Twenty-seven people died and another 130 people were hurt in a blast which hit the last three carriages of the high-speed Moscow-to-St Petersburg Nevsky Express. At first, the incident was blamed an an electrical fault but various terrorist groups began to claim credit for the outrage. Finally, blame was credibly settled on the forces of Dokka Umarov (aka Dokka Usman), the head of the so-called Caucasus Emirate, a pan-Islamic jihadist movement.
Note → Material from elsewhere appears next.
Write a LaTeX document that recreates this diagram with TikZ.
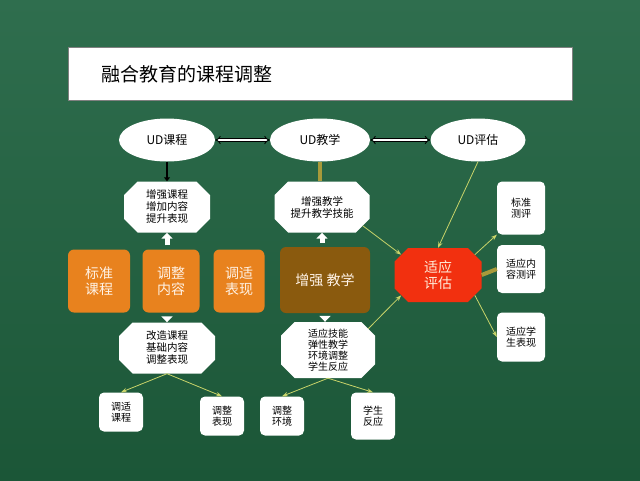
\documentclass[tikz,border=0pt]{standalone}
\usepackage{fontspec}
\setmainfont{Noto Sans CJK SC}
\usetikzlibrary{shapes.geometric,shapes.misc,arrows.meta}
\definecolor{bgtop}{HTML}{2F6E4E}
\definecolor{bgbot}{HTML}{1B5637}
\definecolor{org}{HTML}{E8821E}
\definecolor{brn}{HTML}{8A5A0E}
\definecolor{redc}{HTML}{F2300F}
\definecolor{thin}{HTML}{C9D46A}
\definecolor{tan}{HTML}{A89A3A}
\tikzset{
 ell/.style={ellipse,fill=white,draw=none,minimum width=#1,minimum height=43pt,inner sep=0pt,font=\fontsize{12}{14}\selectfont},
 oct/.style={chamfered rectangle,chamfered rectangle xsep=10pt,fill=white,draw=none,inner sep=0pt,align=center,font=\fontsize{10.5}{12}\selectfont},
 sq/.style={rounded corners=6pt,fill=org,draw=none,inner sep=0pt,align=center,text=white!90!orange,font=\fontsize{14}{16}\selectfont},
 wb/.style={rounded corners=5pt,fill=white,draw=none,inner sep=0pt,align=center,font=\fontsize{10}{11.5}\selectfont},
 fat/.style={draw=white,line width=5pt,-{Triangle[width=11pt,length=6pt]}},
 tarr/.style={draw=thin,line width=0.8pt,-{Stealth[length=6pt,open]}},
 dbl/.style={double=white,draw=black,double distance=2pt,line width=0.8pt,{Implies}-{Implies}}
}
\begin{document}
\begin{tikzpicture}[x=1pt,y=-1pt]
\useasboundingbox (0,0) rectangle (640,480);
\shade[top color=bgtop,bottom color=bgbot] (0,0) rectangle (640,480);
\node[draw=gray,fill=white,line width=1pt,minimum width=504pt,minimum height=53pt,anchor=north west,inner sep=0pt] (title) at (68,47) {};
\node[anchor=west,font=\fontsize{19}{22}\selectfont] (tt) at (98,74) {融合教育的课程调整};
% ellipses
\node[ell=96pt] (udk) at (167,140) {UD课程};
\node[ell=100pt] (udj) at (320,140) {UD教学};
\node[ell=95pt] (udp) at (478,140) {UD评估};
% octagons
\node[oct,minimum width=86pt,minimum height=51pt] (zk) at (167,207) {增强课程\\增加内容\\提升表现};
\node[oct,minimum width=95pt,minimum height=51pt] (zj) at (322,207) {增强教学\\提升教学技能};
\node[oct,minimum width=96pt,minimum height=51pt] (gz) at (167,348) {改造课程\\基础内容\\调整表现};
\node[oct,minimum width=94pt,minimum height=56pt,font=\fontsize{10}{11}\selectfont] (sy) at (328,350) {适应技能\\弹性教学\\环境调整\\学生反应};
% squares
\node[sq,minimum width=62pt,minimum height=63pt] (bz) at (99,281) {标准\\课程};
\node[sq,minimum width=57pt,minimum height=63pt] (tn) at (171,281) {调整\\内容};
\node[sq,minimum width=51pt,minimum height=63pt] (tb) at (239,281) {调适\\表现};
\node[sq,fill=brn,minimum width=90pt,minimum height=66pt] (zq) at (325,280) {增强 教学};
\node[oct,fill=redc,text=white!85!orange,minimum width=87pt,minimum height=54pt,font=\fontsize{14}{16}\selectfont] (sp) at (438,275) {适应\\评估};
% right boxes
\node[wb,minimum width=48pt,minimum height=53pt] (r1) at (521,208) {标准\\测评};
\node[wb,minimum width=48pt,minimum height=48pt] (r2) at (521,269) {适应内\\容测评};
\node[wb,minimum width=48pt,minimum height=49pt] (r3) at (521,337) {适应学\\生表现};
% bottom boxes
\node[wb,minimum width=44pt,minimum height=39pt] (b1) at (121,412) {调适\\课程};
\node[wb,minimum width=44pt,minimum height=39pt] (b2) at (222,416) {调整\\表现};
\node[wb,minimum width=44pt,minimum height=39pt] (b3) at (282,416) {调整\\环境};
\node[wb,minimum width=44pt,minimum height=47pt] (b4) at (373,416) {学生\\反应};
% connectors
\draw[dbl] (udk.east) -- (udj.west);
\draw[dbl] (udj.east) -- (udp.west);
\draw[line width=2.5pt,-{Triangle[width=6pt,length=4pt]}] (udk.south) -- (zk.north);
\draw[draw=tan,line width=4pt] (udj.south) -- (zj.north -| udj.south);
\draw[fat] ([yshift=4pt]tn.north -| zk.south) -- (zk.south);
\draw[fat] ([yshift=-4pt]tn.south -| gz.north) -- (gz.north);
\draw[fat] ([yshift=4pt]zq.north -| zj.south) -- (zj.south);
\draw[fat] ([yshift=-4pt]zq.south) -- (sy.north -| zq.south);
\draw[tarr] (zj.south east) -- (sp.north west);
\draw[tarr] (udp.south) -- (sp.north);
\draw[tarr] (sy.north east) -- (sp.south west);
\draw[tarr] (sp.north east) -- (r1.south west);
\draw[draw=tan,line width=4pt] (sp.east) -- (r2.west);
\draw[tarr] (sp.south east) -- (r3.west);
\draw[tarr] (gz.south) -- (b1.north);
\draw[tarr] (gz.south) -- (b2.north);
\draw[tarr] (sy.south) -- (b3.north);
\draw[tarr] (sy.south) -- (b4.north);
\end{tikzpicture}
\end{document}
Since the sixteenth century, the Russian empire had been expanding eastward on to the vast steppes populated largely by Muslim peoples. In the 1700s they penetrated the Caucasus, meeting resistance from the fierce mountain tribes and the Persians who also controlled the area. It was not until the mid-nineteenth century that the Russian hold on these territories became relatively secure. That did not mean that opposition ceased. There were a number of risings by Chechens, Dagestanis and Ingushetians culminating in the proclamation of an independent Mountainous Republic of the Northern Caucasus in the dying days of the Romanov dynasty. Independence was crushed by the nascent Soviet Union which absorbed these peoples in backward federal republics. When the Soviet Union collapsed, separatist movements started up again, engaging in attacks (often vile and terroristic) on Russian forces and their collaborators. Some of the rebels wanted only independence, but a significant wing, led by Dokka Umarov, wanted a unified Islamic state and were prepared to spread violence into Russia proper to gain their ends.

In 2012 a Russian court convicted ten suspects from  the North Caucasus republic of Ingushetia for the bombing; nine of them were from the same family of separatist activists. Umarov seems to have been poisoned, probably by opponents inside his movement.